The present invention relates generally to electronic circuits, and, more specifically to reducing power consumption of electronic circuits.
Electronic circuits are designed using digital logic elements including logic gates and combinational logic circuits. The digital logic elements include complementary metal-oxide semiconductor (CMOS) circuits. CMOS circuits consume power, which leads to high power dissipation and increases junction temperatures of the electronic circuits. Power dissipation is also a concern, especially for low power circuits that run on batteries because excessive power consumption reduces battery charge more quickly.
Power is usually dissipated from a circuit in the form of dynamic power and is classified as one of two types: switching power and short circuit power. Switching power is dissipated by CMOS circuits by charging and discharging various load capacitances (gate/wire/source/drain capacitances) of the transistors while switching and short circuit power is dissipated when both transistors (p-type and n-type) of a CMOS circuit remain switched ON for a short intermediate time period during transistor state changes. During this intermediate time period, current flows from supply to ground and leads to dissipation of short circuit power.

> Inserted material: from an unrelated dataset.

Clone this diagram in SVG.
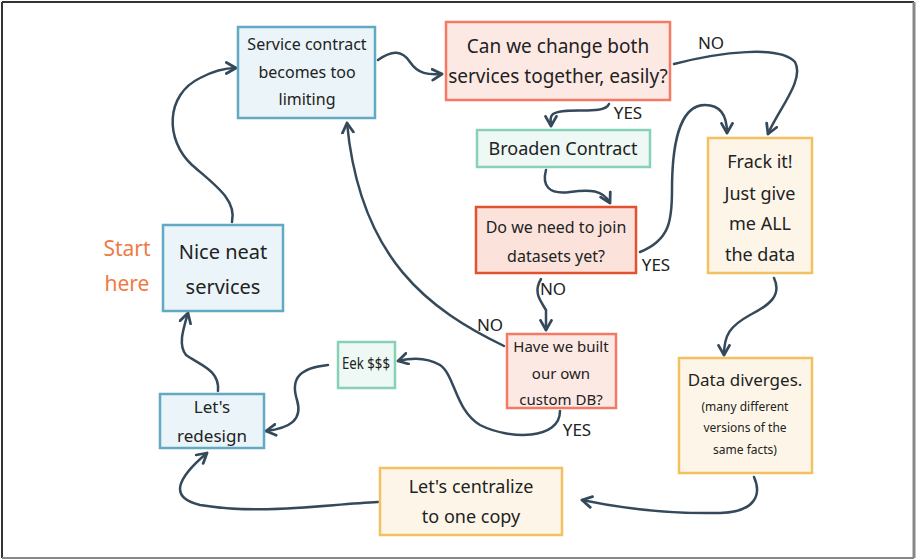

Reducing power consumption requires reducing power dissipation caused by both switching and short circuit powers. Existing techniques such as power gating and clock gating reduce power dissipation by shutting off the supply of power to digital logic elements and to clock generation and distribution circuits. However, multiple parallel applications and architectural limitations restrict the number of logic elements and clock generation and distribution circuits that can be shut down. Continuous power is therefore required by most of the logic elements.
Other conventional methods for reducing power consumption alter specific characteristics of the digital logic elements. For example, one method optimizes timing delays of the logic elements to reduce power dissipation. Another method minimizes the power dissipation based on a minimum summation of the short circuit power by altering drive strengths of digital logic elements and checking timing degradation of the entire circuit. The process of checking timing degradation is repeated for each logic element of the circuit. Yet another method alters sizes of the logic elements to reduce power dissipation. All of the above-mentioned methods alter a characteristic of a logic element and deteriorate the performance of the electronic circuit.
Therefore, it would be advantageous to have a system that reduces power consumption without impacting performance, and that overcomes the above-mentioned limitations of the conventional power reduction methods.